A l'examen du courrier de la société Dentsply sirona à Mme [N] du 3 mars 2017 et des moyens débattus, la cour retient que la société Dentsply sirona est bien fondée dans sa demande non utilement contestée.
Le jugement déféré est donc confirmé en ce qu'il a condamné Mme [N] à payer à la société Dentsply sirona la somme de 17 244,65 € en remboursement du trop-perçu au titre de la prévoyance.
Sur les autres demandes
La cour condamne la société Dentsply sirona qui succombe à titre prépondérant aux dépens de la procédure de première instance et de la procédure d'appel en application de l'article 696 du Code de procédure civile.
Le jugement déféré est infirmé en ce qui concerne l'application de l'article 700 du Code de procédure civile.

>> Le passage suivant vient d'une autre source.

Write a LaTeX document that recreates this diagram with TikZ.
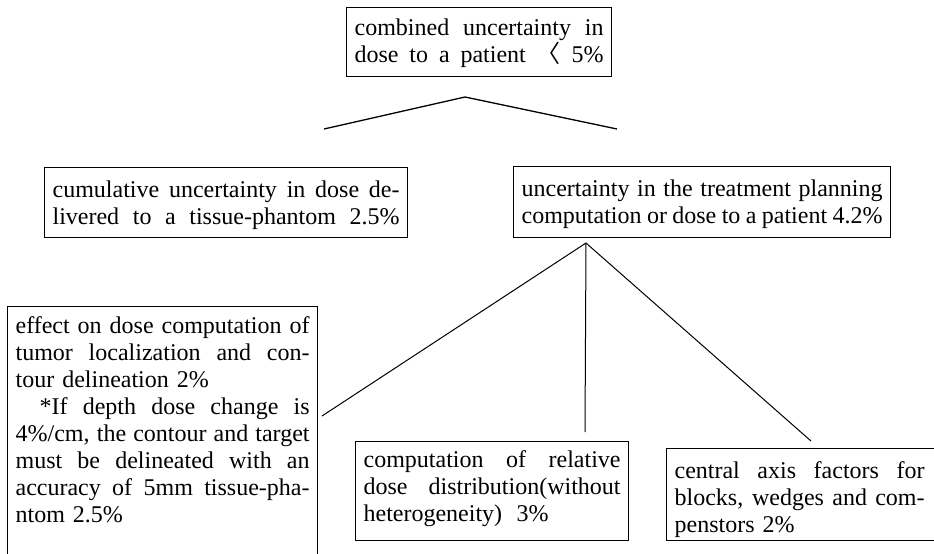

Il apparaît équitable, compte tenu des éléments soumis aux débats, de condamner la société Dentsply sirona à payer à Mme [N] la somme de 3 000 euros en application de l'article 700 du code de procédure civile.
PAR CES MOTIFS
La cour,
Confirme le jugement mais seulement en ce qu'il a :
- débouté Mme [N] de sa demande de dommages et intérêts pour violation du statut protecteur ;
- débouté Mme [N] de sa demande de dommages et intérêts pour perte de chance de percevoir des commissions ;
- débouté Mme [N] de sa demande de dommages et intérêts pour le préjudice subi au titre de la prévoyance et des heures de délégation non payées ;
- débouté Mme [N] de sa demande de dommages et intérêts pour exécution déloyale du contrat de travail ;
- condamné Mme [N] à payer à la société Dentsply sirona la somme de 17 244,65 € en remboursement du trop-perçu au titre de la prévoyance ;
Infirme le jugement déféré pour le surplus ;
Et statuant à nouveau sur les chefs infirmés :
Déclare que les demandes de Mme [N] relatives au harcèlement moral sont prescrites et donc irrecevables ;
Condamne la société Dentsply sirona à payer à Mme [N] la somme de 5 000 euros à titre de dommages et intérêts pour discrimination ;
Ordonne la résiliation du contrat de travail de Mme [N] aux torts de la société Dentsply sirona ;
Dit que la résiliation judiciaire du contrat de travail de Mme [N] produit les effets d'un licenciement nul et fixe la date de rupture au 22 juillet 2019 ;
Condamne la société Dentsply sirona à payer à Mme [N] la somme de 50 000 euros à titre de dommages et intérêts pour licenciement nul ;
Y ajoutant,
Ordonne le remboursement par la société Dentsply sirona aux organismes intéressés de tout ou partie des indemnités de chômage versées à Mme [N], du jour de son licenciement au jour du jugement prononcé, dans la limite de six mois d'indemnités de chômage ;
Condamne la société Dentsply sirona aux dépens de la procédure de première instance et de la procédure d'appel en application de l'article 696 du code de procédure civile ;
Condamne la société Dentsply sirona à payer à Mme [N] la somme de 3 000 euros en application de l'article 700 du code de procédure civile.